After that, she worked with Donatella Versace for her Couture collection and archived to walk the Couture Versace show and ready-to-wear show.

Galimullina did a campaign for Versus Versace by Anthony Vaccarello. In addition, she also did the Versace Medusa bag campaign and Versace Home campaign. She was exclusive to the Givenchy by Ricardo Ticchi fashion show in Paris and other well-known models, including Bella Hadid, Irina Shayk, Mariacarla Boscono, and Natasha Poly.

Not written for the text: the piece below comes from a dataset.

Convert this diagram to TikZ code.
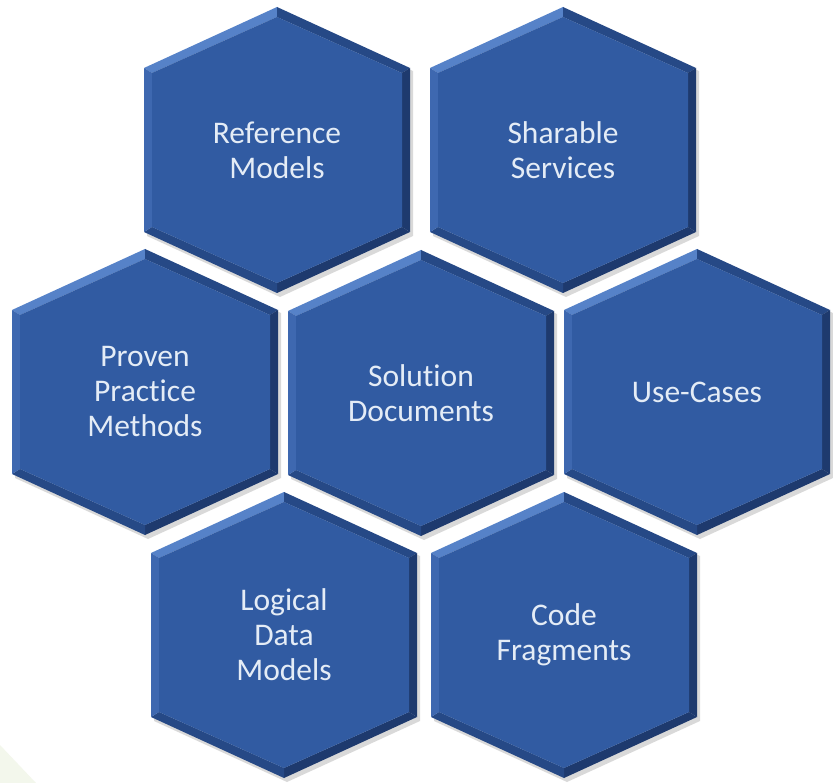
\documentclass[tikz,border=0pt]{standalone}
\usepackage{fontspec}
\setmainfont{Carlito}[Ligatures={NoCommon,NoContextual}, RawFeature={-dlig;-liga;-clig}]

\definecolor{hexbase}{RGB}{49,91,162}
\definecolor{hexlight}{RGB}{86,130,200}
\definecolor{hexmid}{RGB}{62,104,176}
\definecolor{hexdark}{RGB}{38,73,134}
\definecolor{hexdeep}{RGB}{30,58,110}
\definecolor{hextext}{RGB}{228,236,246}
\definecolor{cornergreen}{RGB}{243,247,236}

% one bevelled hexagon: name, x, y, text
\newcommand{\hexcell}[4]{%
  \begin{scope}[shift={(#2,#3)}]
    \fill[black,opacity=.15] (3,-140) -- (136,-79) -- (136,86) -- (3,147) -- (-130,86) -- (-130,-79) -- cycle;
    \fill[hexlight] (-133,-82) -- (0,-143) -- (0,-133) -- (-125,-77) -- cycle;
    \fill[hexdark]  (0,-143) -- (133,-82) -- (125,-77) -- (0,-133) -- cycle;
    \fill[hexdeep]  (133,-82) -- (133,82) -- (125,77) -- (125,-77) -- cycle;
    \fill[hexdeep]  (133,82) -- (0,143) -- (0,133) -- (125,77) -- cycle;
    \fill[hexdark]  (0,143) -- (-133,82) -- (-125,77) -- (0,133) -- cycle;
    \fill[hexmid]   (-133,82) -- (-133,-82) -- (-125,-77) -- (-125,77) -- cycle;
    \fill[hexbase]  (0,-133) -- (125,-77) -- (125,77) -- (0,133) -- (-125,77) -- (-125,-77) -- cycle;
    \node[hexlabel] (#1) at (0,0) {#4};
  \end{scope}
}

\begin{document}
\begin{tikzpicture}[x=1pt, y=-1pt,
  hexlabel/.style={text=hextext, align=center, font=\fontsize{31.5}{35}\selectfont}]

\useasboundingbox[fill=white] (0,0) rectangle (833,783);
\fill[cornergreen] (0,745) -- (36,783) -- (0,783) -- cycle;

% top row
\hexcell{refmodels}{277}{150}{Reference\\Models}
\hexcell{sharable}{563}{150}{Sharable\\Services}

% middle row
\hexcell{proven}{145}{392}{Proven\\Practice\\Methods}
\hexcell{solution}{421}{393}{Solution\\Documents}
\hexcell{usecases}{697}{392}{Use-Cases}

% bottom row
\hexcell{logical}{284}{635}{Logical\\Data\\Models}
\hexcell{codefrag}{564}{635}{Code\\Fragments}

\end{tikzpicture}
\end{document}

With that, she appeared in an Ermanno Scervino lingerie photoshoot. Then in 2019, Galimulina appeared in the Roberto Cavalli Sport campaign.

Galimullina has made appearances for fashion brands at several fashion shows that include Dolce & Gabbana, Genny, Elisabetta Franchi, Cushnie et Ochs, Elie Saab, Blumarine, Francesco Scognamiglio, Chanel, Versace, Givenchy, Giorgio Armani, Brandon Maxwell, Prabal Gurung, J. Mendel, Philipp Plein, Scotch & Soda, Christopher Kane, Moncler, John Richmond, Calzedonia, Y-3 by Yohji Yamamoto.

In 2019 she signed with Photogenics model agency in Los Angeles. As of 2022, she is working and living in Los Angeles, and also travels often to Europe for work and photoshoots.